Keseriusan pembinaan dan pelestarian seni kentrung memang diperlukan, hanya saja selalu butuh waktu untuk menggugah kembali penikmat seni kentrung. Terlebih pada generasi yang bisa piawai sebagai seniman Kentrung.
“Salah satunya melalui event Cerita dari Blora. Oleh karena itu, nanti Pak Zaenuri Sutrisno diundang untuk tampil,” katanya.
Ia menilai sosok Zaenuri Sutrisno cukup dikenal di kalangan pengamat, pemerhati dan pelaku serta sejumlah praktisi seni tradisional. Tidak hanya itu, beberapa media pun memberitakan seni kentrung Blora. Hanya saja nasib berkeseniannya makin tergusur.
Seniman Kentrung, Zaenuri Sutrisno, ketika ditemui di rumahnya meminta agar pemerintah kabupaten Blora memperhatikan nasibnya.
“Mbok saya ini dibantu promosi agar laku dan ada yang nanggap kentrung. Biar tetap lestari dan dikenal generasi sekarang, saya juga perlu generasi penerus agar seni kentrung Blora tetap ada,” ujar Muhammad Zaenuri Sutrisno.
Suami Wasi itu mengungkapkan seperangkat peralatan dan ilmu seni vokal bertutur yang digelutinya merupakan warisan dari almarhum Bapaknya yang bernama Sutrisno. Kemudian merasa terpanggil dan memiliki bakat ngentrung, maka sejak tahun 2003 dirinya mempromosikan sebagai seniman kentrung Blora.
“Sejatinya cerita yang dimainkan adalah kisah dan sejarah para Nabi seperti Nabi Muhammad atau kisah Nabi Ibrahim, kemudian diselingi dengan cengkok parikan agar lebih menarik,” ujarnya.
Biasanya disuguhkan pada acara pupakan puser bayi, khitanan, tingkeban, mantenan atau acara tertentu.

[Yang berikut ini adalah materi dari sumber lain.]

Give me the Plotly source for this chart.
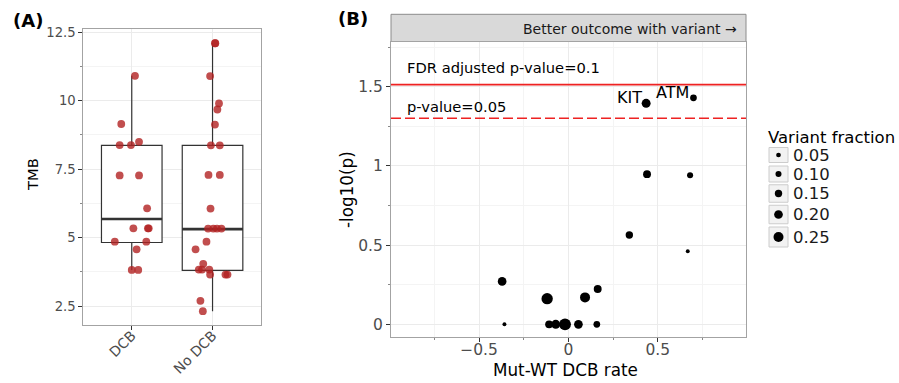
import plotly.graph_objects as go

W, H = 899, 383
FONT = "DejaVu Sans"

# ---------------- Panel A data ----------------
groups = ["DCB", "No DCB"]
group_pos = [1, 2]
dcb_tmb = [10.91, 9.15, 8.38, 8.38, 8.50, 7.27, 7.27, 6.07, 5.34, 5.34, 5.34,
           4.85, 4.85, 4.57, 3.82, 3.82]
dcb_jitter = [0.04, -0.13, -0.15, -0.01, 0.09, -0.15, 0.09, 0.19, 0.02, 0.20,
              0.21, -0.21, 0.18, 0.06, 0.00, 0.08]
nodcb_tmb = [12.10, 12.10, 10.90, 9.90, 9.68, 9.13, 8.37, 8.37, 7.29, 7.29, 6.06,
             5.33, 5.33, 5.33, 5.33, 4.85, 4.57, 4.04, 3.83, 3.83, 3.83,
             3.65, 3.65, 3.65, 2.69, 2.31]
nodcb_jitter = [0.03, 0.035, -0.03, 0.08, 0.06, 0.03, -0.02, 0.09, -0.05, 0.09, -0.025,
                -0.055, 0.01, 0.055, 0.11, -0.075, -0.21, -0.115, -0.17, -0.13, -0.04,
                -0.03, 0.16, 0.185, -0.15, -0.12]
box_q1 = [4.82, 3.80]
box_median = [5.68, 5.31]
box_q3 = [8.37, 8.37]
box_lower = [3.82, 2.31]
box_upper = [10.91, 12.10]
tmb_ticks = [2.5, 5, 7.5, 10, 12.5]

# ---------------- Panel B data ----------------
dcb_rate_diff = [0.435, 0.700, 0.440, 0.681, 0.341, 0.668, -0.371, -0.119, 0.093,
                 0.164, -0.358, -0.108, -0.071, -0.019, 0.056, 0.159]
neg_log10_p = [1.395, 1.430, 0.948, 0.941, 0.564, 0.461, 0.271, 0.162, 0.170,
               0.223, 0.0, 0.0, 0.0, 0.0, 0.0, 0.0]
variant_fraction = [0.21, 0.125, 0.17, 0.10, 0.15, 0.02, 0.20, 0.30, 0.25,
                    0.17, 0.02, 0.17, 0.21, 0.32, 0.20, 0.125]
gene_labels = ["KIT", "ATM"] + [""] * 14
fdr_line = 1.513
p_line = 1.301
size_breaks = [0.05, 0.10, 0.15, 0.20, 0.25]
size_labels = ["0.05", "0.10", "0.15", "0.20", "0.25"]
rate_ticks = [-0.5, 0, 0.5]
logp_ticks = [0, 0.5, 1, 1.5]


def dot_px(f):
    return 3.4 + 26.5 * f


def px(x):
    return x / W


def py(y):
    return 1 - y / H


BOX_W = 0.75
fig = go.Figure()

# Panel A: boxes
fig.add_trace(go.Box(
    x=group_pos, q1=box_q1, median=box_median, q3=box_q3,
    lowerfence=box_lower, upperfence=box_upper,
    width=BOX_W, whiskerwidth=0, fillcolor="white",
    line=dict(color="#333333", width=1.2), boxpoints=False,
    xaxis="x", yaxis="y", showlegend=False, hoverinfo="skip"))
# thick medians
mx, my = [], []
for p, m in zip(group_pos, box_median):
    mx += [p - BOX_W / 2, p + BOX_W / 2, None]
    my += [m, m, None]
fig.add_trace(go.Scatter(x=mx, y=my, mode="lines", line=dict(color="#333333", width=2.6),
                         xaxis="x", yaxis="y", showlegend=False, hoverinfo="skip"))
# jittered points
ptx = [group_pos[0] + j for j in dcb_jitter] + [group_pos[1] + j for j in nodcb_jitter]
pty = dcb_tmb + nodcb_tmb
fig.add_trace(go.Scatter(x=ptx, y=pty, mode="markers",
                         marker=dict(size=7.8, color="rgba(178,34,34,0.8)", line=dict(width=0)),
                         xaxis="x", yaxis="y", showlegend=False, hoverinfo="skip"))

# Panel B: scatter
fig.add_trace(go.Scatter(x=dcb_rate_diff, y=neg_log10_p, mode="markers",
                         marker=dict(size=[dot_px(f) for f in variant_fraction], color="black",
                                     opacity=1, line=dict(width=0)),
                         xaxis="x2", yaxis="y2", showlegend=False, hoverinfo="skip"))

# Legend dots (pixel-coordinate overlay axis)
key_cy = [155, 174, 193.5, 214.5, 237]
key_h = [15, 16, 17.5, 18.5, 20]
key_x0, key_x1 = 769, 788
fig.add_trace(go.Scatter(x=[(key_x0 + key_x1) / 2] * len(size_breaks), y=key_cy, mode="markers",
                         marker=dict(size=[dot_px(f) for f in size_breaks], color="black",
                                     opacity=1, line=dict(width=0)),
                         xaxis="x3", yaxis="y3", showlegend=False, hoverinfo="skip"))

grid = "#ebebeb"
frame = "#a3a3a3"
tickfont = dict(family=FONT, size=13.2, color="#4d4d4d")
tickfontAx = dict(family=FONT, size=14, color="#4d4d4d")
tickfontB = dict(family=FONT, size=15.5, color="#4d4d4d")

layout = dict(
    width=W, height=H, margin=dict(l=0, r=0, t=0, b=0, autoexpand=False),
    paper_bgcolor="white", plot_bgcolor="rgba(0,0,0,0)",
    showlegend=False,
    font=dict(family=FONT),
    xaxis=dict(domain=[px(83.3), px(261)], range=[0.4, 2.6], tickvals=group_pos, ticktext=groups,
               tickangle=-45, tickfont=tickfontAx, showgrid=True, gridcolor=grid, gridwidth=1.1,
               zeroline=False, showline=True, mirror=True, linecolor=frame, linewidth=1,
               ticks="outside", ticklen=4, tickcolor="#333333", anchor="y", fixedrange=True,
               automargin=False, ticklabelstandoff=-8),
    yaxis=dict(domain=[py(325), py(29.3)], range=[1.806, 12.61], tickvals=tmb_ticks,
               tickfont=tickfont, showgrid=True, gridcolor=grid, gridwidth=1.1,
               minor=dict(dtick=1.25, showgrid=True, gridcolor="#f4f4f4", gridwidth=0.6,
                          ticks="outside", ticklen=2, tickcolor="#888888"),
               zeroline=False, showline=True, mirror=True, linecolor=frame, linewidth=1,
               ticks="outside", ticklen=4, tickcolor="#333333", anchor="x", fixedrange=True,
               automargin=False),
    xaxis2=dict(domain=[px(391), px(746)], range=[-0.993, 0.994], tickvals=rate_ticks,
                tickfont=tickfontB, showgrid=True, gridcolor=grid, gridwidth=1.1,
                minor=dict(dtick=0.25, tick0=0, showgrid=True, gridcolor="#f4f4f4", gridwidth=0.6,
                           ticks="outside", ticklen=2, tickcolor="#888888"),
                zeroline=False, showline=True, mirror=True, linecolor=frame, linewidth=1,
                ticks="outside", ticklen=4, tickcolor="#333333", anchor="y2", fixedrange=True,
                automargin=False, ticklabelstandoff=-5),
    yaxis2=dict(domain=[py(336.7), py(42)], range=[-0.078, 1.782], tickvals=logp_ticks,
                tickfont=tickfontB, showgrid=True, gridcolor=grid, gridwidth=1.1,
                minor=dict(dtick=0.25, tick0=0, showgrid=True, gridcolor="#f4f4f4", gridwidth=0.6,
                           ticks="outside", ticklen=2, tickcolor="#888888"),
                zeroline=False, showline=True, mirror=True, linecolor=frame, linewidth=1,
                ticks="outside", ticklen=4, tickcolor="#333333", anchor="x2", fixedrange=True,
                automargin=False),
    xaxis3=dict(domain=[0, 1], range=[0, W], visible=False, anchor="y3", fixedrange=True,
                automargin=False),
    yaxis3=dict(domain=[0, 1], range=[H, 0], visible=False, anchor="x3", fixedrange=True,
                automargin=False),
)
fig.update_layout(**layout)

shapes = []
# threshold lines
shapes.append(dict(type="line", xref="x2 domain", yref="y2", x0=0, x1=1, y0=fdr_line, y1=fdr_line,
                   line=dict(color="#ee2222", width=1.6)))
shapes.append(dict(type="line", xref="x2 domain", yref="y2", x0=0, x1=1, y0=p_line, y1=p_line,
                   line=dict(color="#ee2222", width=1.6, dash="10px,4px")))
# strip
shapes.append(dict(type="rect", xref="paper", yref="paper", x0=px(391), x1=px(746),
                   y0=py(41.5), y1=py(14.3), fillcolor="#d9d9d9",
                   line=dict(color="#8c8c8c", width=1), layer="below"))
# legend keys
for cy, h in zip(key_cy, key_h):
    shapes.append(dict(type="rect", xref="paper", yref="paper", x0=px(key_x0), x1=px(key_x1),
                       y0=py(cy + h / 2), y1=py(cy - h / 2), fillcolor="#f2f2f2",
                       line=dict(color="#cccccc", width=1), layer="below"))

annotations = []


def ann(text, x, y, size, xanchor="center", yanchor="middle", angle=0, color="black",
        xref="paper", yref="paper", **kw):
    annotations.append(dict(text=text, x=x, y=y, xref=xref, yref=yref, showarrow=False,
                            xanchor=xanchor, yanchor=yanchor, textangle=angle,
                            font=dict(family=FONT, size=size, color=color), **kw))


ann("<b>(A)</b>", px(28), py(20), 18)
ann("<b>(B)</b>", px(353), py(18), 18)
ann("TMB", px(33), py(175), 14.7, angle=-90)
ann("-log10(p)", px(347), py(190), 16.8, angle=-90)
ann("Mut-WT DCB rate", px(565), py(370), 16.8)
ann("Better outcome with variant \u2192", px(739), py(29), 14, xanchor="right", color="#1a1a1a")
ann("FDR adjusted p-value=0.1", -0.912, 1.62, 14.7, xanchor="left", xref="x2", yref="y2")
ann("p-value=0.05", -0.912, 1.378, 14.7, xanchor="left", xref="x2", yref="y2")
for gx, gy, g in zip(dcb_rate_diff, neg_log10_p, gene_labels):
    if g:
        ann(g, gx, gy, 16, xanchor="right", xref="x2", yref="y2", xshift=-2.5, yshift=5.5)
ann("Variant fraction", px(766), py(137), 16.5, xanchor="left")
for cy, lab in zip(key_cy, size_labels):
    ann(lab, px(791), py(cy), 16.5, xanchor="left", color="#1a1a1a")

fig.update_layout(shapes=shapes, annotations=annotations)
fig.write_html("out.html", config={"displayModeBar": False},
               post_script="document.body.style.margin='0';document.body.style.padding='0';"
                           "document.body.style.overflow='hidden';")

"Tergantung siapa yang menanggap dan acara apa saja, tapi ini sedang sepi tanggapan, ” kata dia.
Seni kentrung, menurut pandangan Zaenuri, ternyata mengandung filosofi kehidupan, yakni manusia itu harus berpegang pada lima hal.
Jika ingin selamat dunia dan akhirat, kelima hal itu tidak boleh ditinggalkan. Dia menafsirkan, kelima hal itu adalah Rukun Islam dan lima pengobat hati. (Dinkominfo Kab. Blora).